The Word Lab is currently researching the following specific questions:

  1. Why are some people better than others at understanding ambiguous words in context?

We are currently developing experimental measures to capture individual differences in the ability to fluently process ambiguous words within narratives contexts. Our aim is to then use these measures to explore the cognitive factors that drive individual differences in this important aspect of language comprehension.

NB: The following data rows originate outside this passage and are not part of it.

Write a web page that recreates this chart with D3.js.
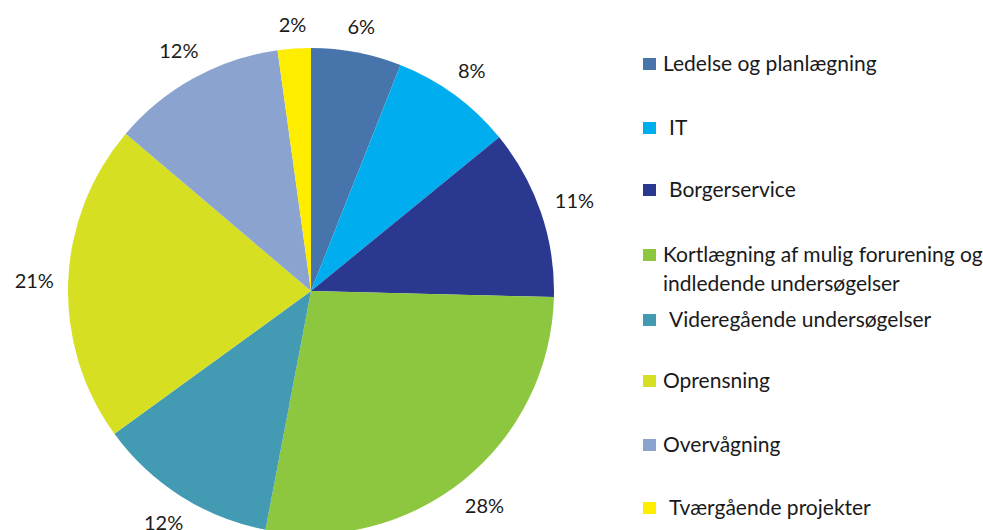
<!DOCTYPE html>
<html>
<head>
<meta charset="utf-8">
<script src="https://cdn.jsdelivr.net/npm/d3@7"></script>
<style>
  body { margin: 0; background: #fff; }
  text { font-family: Lato, "Open Sans", sans-serif; fill: #1a1a1a; }
</style>
</head>
<body>
<div id="chart"></div>
<script>
// categories, shares (percent) and colours
var categories = ["Ledelse og planlægning", "IT", "Borgerservice",
  "Kortlægning af mulig forurening og|indledende undersøgelser",
  "Videregående undersøgelser", "Oprensning", "Overvågning", "Tværgående projekter"];
var shares = [6.0, 8.1, 11.3, 27.6, 12.0, 21.2, 11.6, 2.2];
var colors = ["#4674ab", "#00aeef", "#2b388f", "#8dc63f", "#429ab3", "#d7df23", "#8aa4cf", "#ffed00"];
// some legend entries have a leading blank in the original
var indent = [0, 1, 1, 0, 1, 0, 0, 1];
var legendY = [64, 128, 190, 255, 320, 381, 445, 508];

var width = 983, height = 530;
var cx = 311, cy = 291, radius = 243;

var svg = d3.select("#chart").append("svg")
    .attr("width", width)
    .attr("height", height);

var pie = d3.pie().sort(null).value(function(d){ return d; });
var arc = d3.arc().innerRadius(0).outerRadius(radius);
var arcs = pie(shares);

var g = svg.append("g").attr("transform", "translate(" + cx + "," + cy + ")");

g.selectAll("path.slice")
    .data(arcs)
  .enter().append("path")
    .attr("class", "slice")
    .attr("d", arc)
    .attr("fill", function(d, i){ return colors[i]; });

// percentage labels, pushed out so the text box clears the rim
var fmt = function(v){ return Math.round(v) + "%"; };
var labels = g.selectAll("text.pct")
    .data(arcs)
  .enter().append("text")
    .attr("class", "pct")
    .attr("text-anchor", "middle")
    .attr("dy", "0.35em")
    .style("font-size", "20px")
    .text(function(d){ return fmt(d.data); });

labels.each(function(d){
  var a = (d.startAngle + d.endAngle) / 2;
  var bb = this.getBBox();
  var r = 257 + (bb.width / 2) * Math.abs(Math.sin(a)) + 9 * Math.abs(Math.cos(a));
  d3.select(this).attr("x", r * Math.sin(a)).attr("y", -r * Math.cos(a));
});

// legend
var legend = svg.append("g").attr("transform", "translate(643,0)");
var item = legend.selectAll("g.item")
    .data(categories)
  .enter().append("g")
    .attr("class", "item")
    .attr("transform", function(d, i){ return "translate(0," + legendY[i] + ")"; });

item.append("rect")
    .attr("x", 0).attr("y", -6)
    .attr("width", 13).attr("height", 12)
    .attr("fill", function(d, i){ return colors[i]; });

item.append("text")
    .attr("x", function(d, i){ return indent[i] ? 26 : 20; })
    .attr("y", 7)
    .style("font-size", "21px")
    .each(function(d){
      var lines = d.split("|");
      var t = d3.select(this);
      lines.forEach(function(l, j){
        t.append("tspan")
          .attr("x", t.attr("x"))
          .attr("dy", j ? 29 : 0)
          .text(l);
      });
    });
</script>
</body>
</html>
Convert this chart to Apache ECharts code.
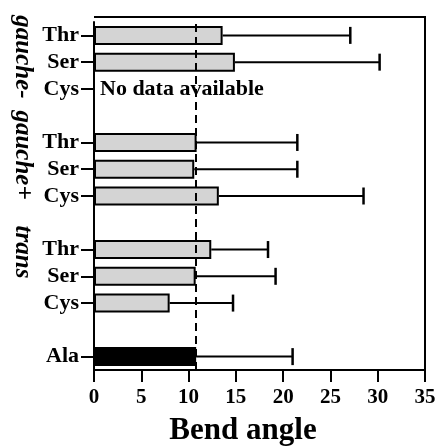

This work is led by Dr Lena Blott and is in collaboration with Prof Kate Nation (University of Oxford). It is funded by the ESRC


  1. How do adults improve their ability to process low-frequency word meanings

Low-frequency word meanings can be very effortful to understand (e.g, the ‘animal enclosure’ meaning of ‘pen’). In this project we explore how repeated experience with these meanings can help to aid comprehension of these tricky words. We aim to better understand the processes by which people improve their comprehension on the basis of their ongoing experience with their native language

This word is led by César Gutiérrez.


  1. What are the contributions of sleep and memory consolidation to language comprehension?

It is now well-established that sleep, plasticity, and memory consolidation mechanisms are crucial for successful adult communication, particularly for learning novel items such as a new words. This project extends this work to explore the contributions of sleep and memory consolidation in helping us to refine the mental representations of familiar words to ensure optimal future comprehension.

This work is led by Prof Gareth Gaskell at the University of York and is funded by the ESRC.